安いもの多く出回ってますが、これからDIYを続けていくのなら、プロが使っているものを長く大切に使うのが結果的にDIYの精度が上がります。
なので僕が本職の仕事で使っている工具たちを紹介させてもらいます。
インパクトドライバー
DIYと言えばインパクトドライバーですよね。
インパクトが市民権を得る時代が来るとは本業もびっくりですが、職人じゃない人と会話が成立するほど認知度が上がりました。
おすすめはマキタのインパクト。
選び方は記事にしてますのでこちらを参考にしてみてください。
メジャー(スケール)
これもDIYには必要です。おすすめはTAJIMAのスケール。
精度はもちろん、長尺(長いもの)を測る時に折れにくく、使いやすいのが特徴。
ベルトホルダーがデフォルトでついてるので、腰袋を購入するタイミングがあれば簡単に取り付けることができます。
僕は仕事柄、尺メモリ付きを好んで買っていますが、DIYであればミリメモリを買ってください。
鋸(ノコギリ)
DIYでよく見るのは電動丸ノコですが、いくらYouTubeで勉強しても丸ノコだけはおすすめできません。
知り合いの大工さんは左手の指を小指以外3本飛ばし、小指が皮一枚で繋がったという事故を経験しています。
本職でも指を飛ばすことはもちろん、キックバックなどで場合によっては命を落とすこともあります。
近くで丸ノコの使い方をレクチャーしてくれる人がいるケースに限り、導入しても良いと思います。
とはいえ、鋸が必要なケースは出てくるので、手引きの鋸は用意しておいて損はありません。そこで僕も仕事で愛用している折りたたみ式のTAJIMAのジーソーという鋸がオススメです。
普通の鋸は「引切り」といって、押す時より引く時に力を入れて切りますが、この鋸は押しても引でも切れるので楽に切断可能。

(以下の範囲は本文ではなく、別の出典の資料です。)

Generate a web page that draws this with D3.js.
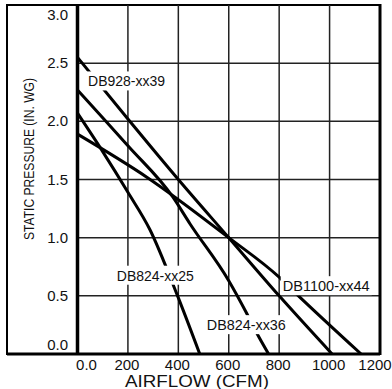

プロも納得のいく使い心地で、替え刃も売っているので長く使い続けることができます。
長い板材をまっすぐ切るのは大変で難しいですが、僕も丸ノコを使えなかった時期は必死に引いていました。笑
あると便利な道具
最低限必要な工具は上記で紹介しましたが、サブであると便利な道具も紹介します。
カッター
これは必須と言うよりはあると便利な道具という立ち位置ですが、汎用性が高く、ふとした時に必要になってきます。
愛用しているのはOLFAのカッター。
僕はよく黒刃を使用しますが、恐ろしく切れ味があって危ないので、使い方が定まるまではスタンダードな刃を使用してください。
本職も何気にインパクトの次に一番使う道具であり、一番怪我をする道具でもあります。カッターで作業をする時は刃を出しすぎないで使うのが安全です。
ビット用マグネット
買いたてのインパクトドライバーのビットは磁石が反応してビスを打ちやすいですが、すぐに弱くなります。
ビット用マグネットを装着すれば、ビスを任意の位置に打ち込みやすいのでぜひ使ってください。もちろんプロもみんな使っているなくてはならない便利ツールです。
必要な道具
- インパクトドライバー
- スケール
- ノコギリ
- カッター
- ビット用マグネット
DIY初級編まとめ
今回はDIYを始める上で気をつけておくべきポイントと最低限必要な道具をまとめてみました。
こうしてみると、DIY系の記事はどうしても文字数が多くなるのでわかりにくいですね。
ただ便利な部分もあると思うので、引っかかるポイントがあればぜひ参考にしてみてください。